Deleting data from Data Lake

You can remove unwanted data objects that are stored in Data Lake.

Purged objects cannot be retrieved from Data Lake. Purging of data objects can be done in these ways:

  • In Atlas, select one or more data objects and click the Purge button or icon.
  • In Purge, use the advanced filters to search for data objects to purge.
  • In Purge, use the unique data object ID(s) to purge.
  • Use the Delete APIs available in the Data Lake endpoint.

After a purge event starts it takes some time to complete.

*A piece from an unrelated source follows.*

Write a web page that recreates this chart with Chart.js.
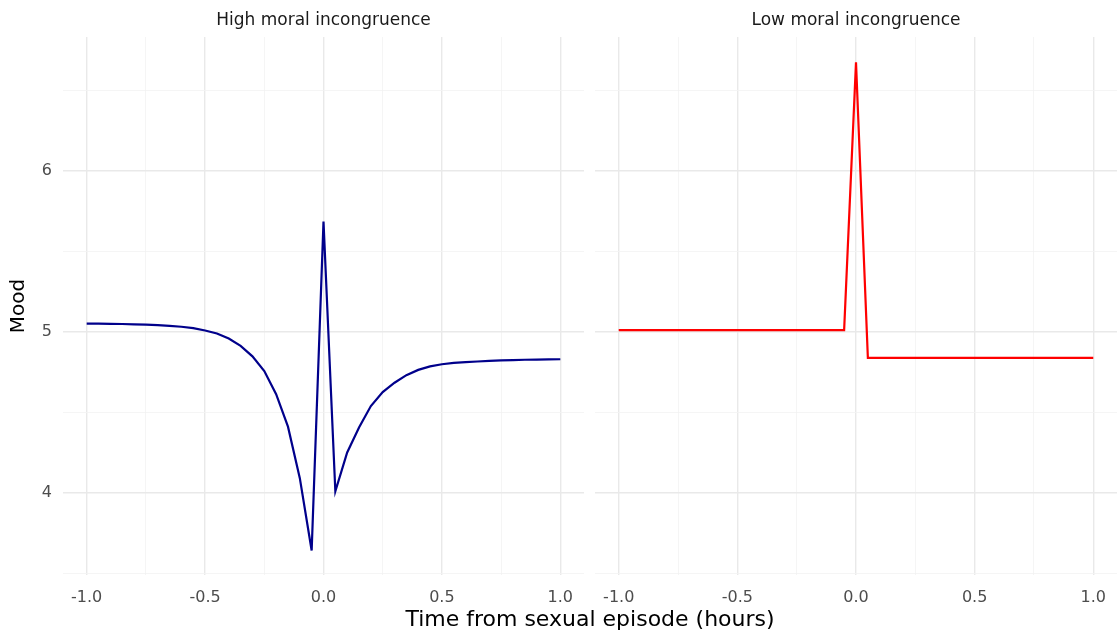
<!DOCTYPE html>
<html>
<head>
<meta charset="utf-8">
<script src="https://cdn.jsdelivr.net/npm/chart.js@4.4.1/dist/chart.umd.min.js"></script>
<style>
  html, body { margin: 0; padding: 0; background: #ffffff; }
  #wrap { position: relative; width: 1117px; height: 634px; overflow: hidden; }
  #cLeft { position: absolute; left: 0; top: 0; }
  #cRight { position: absolute; left: 595px; top: 0; }
  #xTitle { position: absolute; left: 63px; width: 1054px; top: 608px; text-align: center;
            font: 22px "DejaVu Sans", sans-serif; line-height: 22px; color: #000; white-space: nowrap; }
</style>
</head>
<body>
<div id="wrap">
  <canvas id="cLeft" width="584" height="634"></canvas>
  <canvas id="cRight" width="522" height="634"></canvas>
  <div id="xTitle">Time from sexual episode (hours)</div>
</div>
<script>
// ---- data ----
const panelTitles = ["High moral incongruence", "Low moral incongruence"];
const timeHours = [-1.00,-0.95,-0.90,-0.85,-0.80,-0.75,-0.70,-0.65,-0.60,-0.55,-0.50,-0.45,-0.40,-0.35,-0.30,-0.25,-0.20,-0.15,-0.10,-0.05,
                   0.00,0.05,0.10,0.15,0.20,0.25,0.30,0.35,0.40,0.45,0.50,0.55,0.60,0.65,0.70,0.75,0.80,0.85,0.90,0.95,1.00];
const moodHigh = [5.050,5.050,5.049,5.048,5.046,5.044,5.041,5.037,5.031,5.022,5.008,4.989,4.958,4.912,4.847,4.756,4.612,4.410,4.090,3.640,
                  5.685,4.008,4.250,4.405,4.538,4.625,4.683,4.730,4.763,4.785,4.798,4.806,4.811,4.815,4.819,4.822,4.824,4.826,4.827,4.828,4.829];
const moodLow  = [5.010,5.010,5.010,5.010,5.010,5.010,5.010,5.010,5.010,5.010,5.010,5.010,5.010,5.010,5.010,5.010,5.010,5.010,5.010,5.010,
                  6.675,4.838,4.838,4.838,4.838,4.838,4.838,4.838,4.838,4.838,4.838,4.838,4.838,4.838,4.838,4.838,4.838,4.838,4.838,4.838,4.838];
const xMajorTicks = [-1.0, -0.5, 0.0, 0.5, 1.0];
const yMajorTicks = [4, 5, 6];
const yAxisTitle = "Mood";

const X_MIN = -1.1, X_MAX = 1.1, Y_MIN = 3.488, Y_MAX = 6.832;
const FONT = '"DejaVu Sans", sans-serif';

function isMajorX(v) { return xMajorTicks.some(t => Math.abs(t - v) < 1e-9); }
function isMajorY(v) { return yMajorTicks.some(t => Math.abs(t - v) < 1e-9); }

const stripPlugin = {
  id: 'strip',
  afterDraw(chart, args, opts) {
    const {ctx, chartArea} = chart;
    ctx.save();
    ctx.font = '17px ' + FONT;
    ctx.fillStyle = '#1a1a1a';
    ctx.textAlign = 'center';
    ctx.textBaseline = 'middle';
    ctx.fillText(opts.text, (chartArea.left + chartArea.right) / 2, 21);
    ctx.restore();
  }
};

function makeChart(canvasId, values, color, title, showY) {
  const pts = timeHours.map((t, i) => ({x: t, y: values[i]}));
  return new Chart(document.getElementById(canvasId), {
    type: 'line',
    data: { datasets: [{ data: pts, borderColor: color, borderWidth: 2.2, pointRadius: 0, tension: 0, fill: false }] },
    options: {
      responsive: false, animation: false,
      layout: { padding: { top: 37, left: 0, right: 0, bottom: 0 } },
      plugins: { legend: { display: false }, tooltip: { enabled: false }, strip: { text: title } },
      scales: {
        x: {
          type: 'linear', min: X_MIN, max: X_MAX,
          border: { display: false },
          grid: {
            drawTicks: false,
            color: c => isMajorX(c.tick.value) ? '#e9e9e9' : '#f2f2f2',
            lineWidth: c => isMajorX(c.tick.value) ? 1.4 : 0.8
          },
          ticks: {
            stepSize: 0.25, includeBounds: false, autoSkip: false, maxRotation: 0,
            padding: 13, color: '#4d4d4d', font: { family: FONT, size: 16 },
            callback: v => isMajorX(v) ? v.toFixed(1) : ''
          },
          afterFit: s => { s.height = 59; s.paddingLeft = 0; s.paddingRight = 0; }
        },
        y: {
          min: Y_MIN, max: Y_MAX,
          border: { display: false },
          grid: {
            drawTicks: false,
            color: c => isMajorY(c.tick.value) ? '#e9e9e9' : '#f2f2f2',
            lineWidth: c => isMajorY(c.tick.value) ? 1.4 : 0.8
          },
          ticks: {
            display: showY, stepSize: 0.5, includeBounds: false,
            padding: 11, color: '#4d4d4d', font: { family: FONT, size: 16 },
            callback: v => isMajorY(v) ? String(v) : ''
          },
          title: {
            display: showY, text: yAxisTitle, color: '#000000',
            font: { family: FONT, size: 20 }, padding: { top: 7, bottom: 0 }
          },
          afterFit: s => { s.width = showY ? 63 : 0; s.paddingTop = 0; s.paddingBottom = 0; }
        }
      }
    },
    plugins: [stripPlugin]
  });
}

makeChart('cLeft', moodHigh, '#00008b', panelTitles[0], true);
makeChart('cRight', moodLow, '#ff0000', panelTitles[1], false);
</script>
</body>
</html>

When a purge process completes, the matching reformatted Compass data is cleared. The Compass data is cleared for the affected object names since the oldest store date of the purged data objects. Running the next Compass query over the same object names can take some time. Existing data objects must be reformatted and made available in Compass again. If a purge process fails, an error is displayed. You must clean the Compass cache by running the clear_data stored procedure and then perform the purge again.

Note: The clearing of Compass data is not applicable for AWS GovCloud.

You cannot revert an active purge event. Nonetheless, a purging process can be stopped by a user to prevent any further data objects from being purged. Any objects that were already purged before stopping the process cannot be restored and are permanently removed from Data Lake. If the event is not stopped, the purge activity continues until all objects that are defined by the purging parameters are removed from Data Lake.

Stopping a purge event results in a partially completed purge. You can verify the status of a purge event in the purge logs.